#### WRITTEN INSTRUCTION
Transcribe every line exactly. Leave the pictures behind.

#### DATA
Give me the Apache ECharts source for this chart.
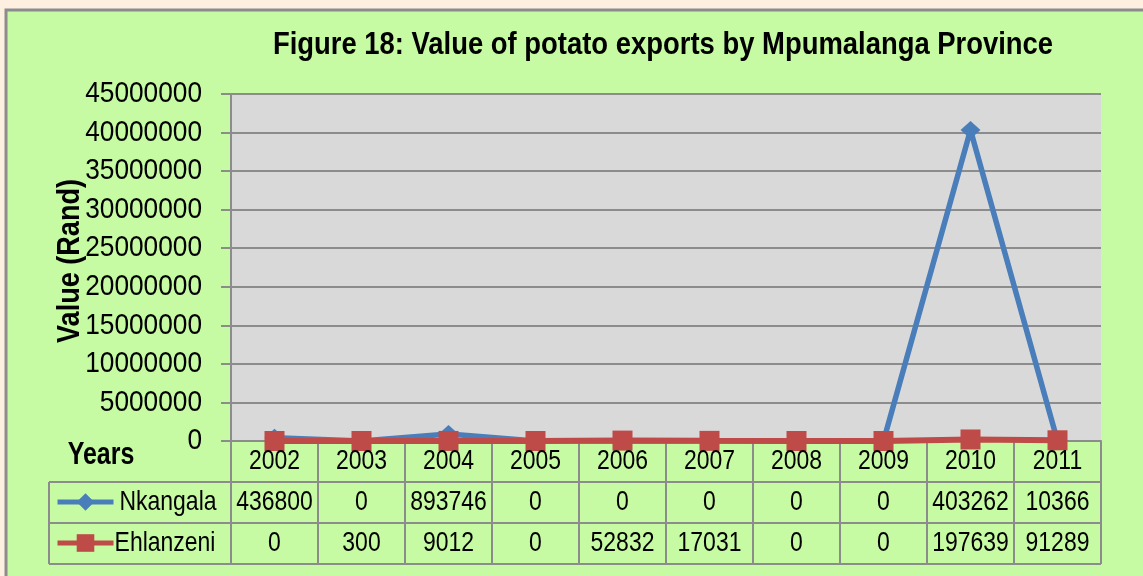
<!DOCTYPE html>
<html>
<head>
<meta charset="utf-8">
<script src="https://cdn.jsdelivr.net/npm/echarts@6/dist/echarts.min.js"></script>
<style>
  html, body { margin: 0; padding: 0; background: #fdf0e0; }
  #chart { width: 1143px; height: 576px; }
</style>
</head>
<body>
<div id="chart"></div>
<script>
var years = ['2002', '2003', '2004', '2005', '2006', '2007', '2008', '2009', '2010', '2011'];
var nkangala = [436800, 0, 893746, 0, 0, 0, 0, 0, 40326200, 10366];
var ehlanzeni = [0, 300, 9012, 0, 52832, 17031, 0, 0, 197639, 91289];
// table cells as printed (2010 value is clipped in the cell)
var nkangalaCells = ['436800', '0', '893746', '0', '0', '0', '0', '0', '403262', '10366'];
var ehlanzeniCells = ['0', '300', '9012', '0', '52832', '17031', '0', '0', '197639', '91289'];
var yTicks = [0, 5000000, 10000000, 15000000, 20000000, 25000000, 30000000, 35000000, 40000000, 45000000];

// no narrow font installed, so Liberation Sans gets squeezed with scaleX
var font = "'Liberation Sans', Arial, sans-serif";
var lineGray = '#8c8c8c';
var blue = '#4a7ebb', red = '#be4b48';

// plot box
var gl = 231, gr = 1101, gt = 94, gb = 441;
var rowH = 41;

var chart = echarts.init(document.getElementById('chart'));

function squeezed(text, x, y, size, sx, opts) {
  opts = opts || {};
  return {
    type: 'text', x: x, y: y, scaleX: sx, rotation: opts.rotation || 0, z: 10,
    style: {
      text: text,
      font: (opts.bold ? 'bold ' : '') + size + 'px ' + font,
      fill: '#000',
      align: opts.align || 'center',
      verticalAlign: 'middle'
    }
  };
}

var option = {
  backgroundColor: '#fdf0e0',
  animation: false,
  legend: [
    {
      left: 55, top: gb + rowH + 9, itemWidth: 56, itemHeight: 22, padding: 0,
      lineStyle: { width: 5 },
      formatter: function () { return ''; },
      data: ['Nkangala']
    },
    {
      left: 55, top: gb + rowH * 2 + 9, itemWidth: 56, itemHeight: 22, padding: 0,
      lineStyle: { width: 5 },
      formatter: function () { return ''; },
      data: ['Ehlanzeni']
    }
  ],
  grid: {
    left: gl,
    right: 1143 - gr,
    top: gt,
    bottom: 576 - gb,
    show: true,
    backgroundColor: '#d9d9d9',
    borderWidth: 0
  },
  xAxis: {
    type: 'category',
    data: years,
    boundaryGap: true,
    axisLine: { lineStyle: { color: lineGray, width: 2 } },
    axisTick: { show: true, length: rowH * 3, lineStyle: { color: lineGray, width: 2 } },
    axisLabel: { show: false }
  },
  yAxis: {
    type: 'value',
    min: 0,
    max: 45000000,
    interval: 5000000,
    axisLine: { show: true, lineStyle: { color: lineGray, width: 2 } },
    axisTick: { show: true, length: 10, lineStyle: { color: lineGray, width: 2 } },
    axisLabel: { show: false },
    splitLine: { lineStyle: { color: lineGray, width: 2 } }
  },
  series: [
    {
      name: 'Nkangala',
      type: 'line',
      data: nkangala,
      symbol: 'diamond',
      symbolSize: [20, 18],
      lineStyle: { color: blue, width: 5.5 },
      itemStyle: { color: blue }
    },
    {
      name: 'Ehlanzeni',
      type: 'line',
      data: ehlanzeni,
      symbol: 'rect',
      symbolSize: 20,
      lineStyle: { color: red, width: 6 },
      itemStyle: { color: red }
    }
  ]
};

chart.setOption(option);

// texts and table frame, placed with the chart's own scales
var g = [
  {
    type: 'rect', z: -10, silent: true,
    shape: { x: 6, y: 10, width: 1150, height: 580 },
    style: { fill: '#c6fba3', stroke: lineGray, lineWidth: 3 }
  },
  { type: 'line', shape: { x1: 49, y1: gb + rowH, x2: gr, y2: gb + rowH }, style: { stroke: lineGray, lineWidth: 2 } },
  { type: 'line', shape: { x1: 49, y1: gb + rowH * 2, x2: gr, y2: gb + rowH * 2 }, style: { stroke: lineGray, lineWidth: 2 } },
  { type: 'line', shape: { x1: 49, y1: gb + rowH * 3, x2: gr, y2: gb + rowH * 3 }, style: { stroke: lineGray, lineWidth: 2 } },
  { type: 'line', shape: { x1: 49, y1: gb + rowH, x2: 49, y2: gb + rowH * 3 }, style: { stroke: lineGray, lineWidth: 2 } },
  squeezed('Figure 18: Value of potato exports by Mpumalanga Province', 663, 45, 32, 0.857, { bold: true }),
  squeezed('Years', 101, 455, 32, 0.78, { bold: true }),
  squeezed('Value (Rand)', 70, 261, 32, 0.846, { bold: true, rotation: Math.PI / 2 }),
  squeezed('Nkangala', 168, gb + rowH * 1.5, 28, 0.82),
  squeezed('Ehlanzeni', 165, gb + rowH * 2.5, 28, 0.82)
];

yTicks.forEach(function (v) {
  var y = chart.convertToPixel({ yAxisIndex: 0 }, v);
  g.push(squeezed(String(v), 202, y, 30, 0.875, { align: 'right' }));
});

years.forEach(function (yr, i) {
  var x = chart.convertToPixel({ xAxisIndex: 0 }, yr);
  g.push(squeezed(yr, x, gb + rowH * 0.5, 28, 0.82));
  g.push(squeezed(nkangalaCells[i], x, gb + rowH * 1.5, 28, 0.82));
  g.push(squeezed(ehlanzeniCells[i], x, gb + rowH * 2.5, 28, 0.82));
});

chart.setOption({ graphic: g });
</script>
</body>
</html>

#### TASK SOLUTION
Give me the Apache ECharts source for this chart.
<!DOCTYPE html>
<html>
<head>
<meta charset="utf-8">
<script src="https://cdn.jsdelivr.net/npm/echarts@6/dist/echarts.min.js"></script>
<style>
  html, body { margin: 0; padding: 0; background: #fdf0e0; }
  #chart { width: 1143px; height: 576px; }
</style>
</head>
<body>
<div id="chart"></div>
<script>
var years = ['2002', '2003', '2004', '2005', '2006', '2007', '2008', '2009', '2010', '2011'];
var nkangala = [436800, 0, 893746, 0, 0, 0, 0, 0, 40326200, 10366];
var ehlanzeni = [0, 300, 9012, 0, 52832, 17031, 0, 0, 197639, 91289];
// table cells as printed (2010 value is clipped in the cell)
var nkangalaCells = ['436800', '0', '893746', '0', '0', '0', '0', '0', '403262', '10366'];
var ehlanzeniCells = ['0', '300', '9012', '0', '52832', '17031', '0', '0', '197639', '91289'];
var yTicks = [0, 5000000, 10000000, 15000000, 20000000, 25000000, 30000000, 35000000, 40000000, 45000000];

// no narrow font installed, so Liberation Sans gets squeezed with scaleX
var font = "'Liberation Sans', Arial, sans-serif";
var lineGray = '#8c8c8c';
var blue = '#4a7ebb', red = '#be4b48';

// plot box
var gl = 231, gr = 1101, gt = 94, gb = 441;
var rowH = 41;

var chart = echarts.init(document.getElementById('chart'));

function squeezed(text, x, y, size, sx, opts) {
  opts = opts || {};
  return {
    type: 'text', x: x, y: y, scaleX: sx, rotation: opts.rotation || 0, z: 10,
    style: {
      text: text,
      font: (opts.bold ? 'bold ' : '') + size + 'px ' + font,
      fill: '#000',
      align: opts.align || 'center',
      verticalAlign: 'middle'
    }
  };
}

var option = {
  backgroundColor: '#fdf0e0',
  animation: false,
  legend: [
    {
      left: 55, top: gb + rowH + 9, itemWidth: 56, itemHeight: 22, padding: 0,
      lineStyle: { width: 5 },
      formatter: function () { return ''; },
      data: ['Nkangala']
    },
    {
      left: 55, top: gb + rowH * 2 + 9, itemWidth: 56, itemHeight: 22, padding: 0,
      lineStyle: { width: 5 },
      formatter: function () { return ''; },
      data: ['Ehlanzeni']
    }
  ],
  grid: {
    left: gl,
    right: 1143 - gr,
    top: gt,
    bottom: 576 - gb,
    show: true,
    backgroundColor: '#d9d9d9',
    borderWidth: 0
  },
  xAxis: {
    type: 'category',
    data: years,
    boundaryGap: true,
    axisLine: { lineStyle: { color: lineGray, width: 2 } },
    axisTick: { show: true, length: rowH * 3, lineStyle: { color: lineGray, width: 2 } },
    axisLabel: { show: false }
  },
  yAxis: {
    type: 'value',
    min: 0,
    max: 45000000,
    interval: 5000000,
    axisLine: { show: true, lineStyle: { color: lineGray, width: 2 } },
    axisTick: { show: true, length: 10, lineStyle: { color: lineGray, width: 2 } },
    axisLabel: { show: false },
    splitLine: { lineStyle: { color: lineGray, width: 2 } }
  },
  series: [
    {
      name: 'Nkangala',
      type: 'line',
      data: nkangala,
      symbol: 'diamond',
      symbolSize: [20, 18],
      lineStyle: { color: blue, width: 5.5 },
      itemStyle: { color: blue }
    },
    {
      name: 'Ehlanzeni',
      type: 'line',
      data: ehlanzeni,
      symbol: 'rect',
      symbolSize: 20,
      lineStyle: { color: red, width: 6 },
      itemStyle: { color: red }
    }
  ]
};

chart.setOption(option);

// texts and table frame, placed with the chart's own scales
var g = [
  {
    type: 'rect', z: -10, silent: true,
    shape: { x: 6, y: 10, width: 1150, height: 580 },
    style: { fill: '#c6fba3', stroke: lineGray, lineWidth: 3 }
  },
  { type: 'line', shape: { x1: 49, y1: gb + rowH, x2: gr, y2: gb + rowH }, style: { stroke: lineGray, lineWidth: 2 } },
  { type: 'line', shape: { x1: 49, y1: gb + rowH * 2, x2: gr, y2: gb + rowH * 2 }, style: { stroke: lineGray, lineWidth: 2 } },
  { type: 'line', shape: { x1: 49, y1: gb + rowH * 3, x2: gr, y2: gb + rowH * 3 }, style: { stroke: lineGray, lineWidth: 2 } },
  { type: 'line', shape: { x1: 49, y1: gb + rowH, x2: 49, y2: gb + rowH * 3 }, style: { stroke: lineGray, lineWidth: 2 } },
  squeezed('Figure 18: Value of potato exports by Mpumalanga Province', 663, 45, 32, 0.857, { bold: true }),
  squeezed('Years', 101, 455, 32, 0.78, { bold: true }),
  squeezed('Value (Rand)', 70, 261, 32, 0.846, { bold: true, rotation: Math.PI / 2 }),
  squeezed('Nkangala', 168, gb + rowH * 1.5, 28, 0.82),
  squeezed('Ehlanzeni', 165, gb + rowH * 2.5, 28, 0.82)
];

yTicks.forEach(function (v) {
  var y = chart.convertToPixel({ yAxisIndex: 0 }, v);
  g.push(squeezed(String(v), 202, y, 30, 0.875, { align: 'right' }));
});

years.forEach(function (yr, i) {
  var x = chart.convertToPixel({ xAxisIndex: 0 }, yr);
  g.push(squeezed(yr, x, gb + rowH * 0.5, 28, 0.82));
  g.push(squeezed(nkangalaCells[i], x, gb + rowH * 1.5, 28, 0.82));
  g.push(squeezed(ehlanzeniCells[i], x, gb + rowH * 2.5, 28, 0.82));
});

chart.setOption({ graphic: g });
</script>
</body>
</html>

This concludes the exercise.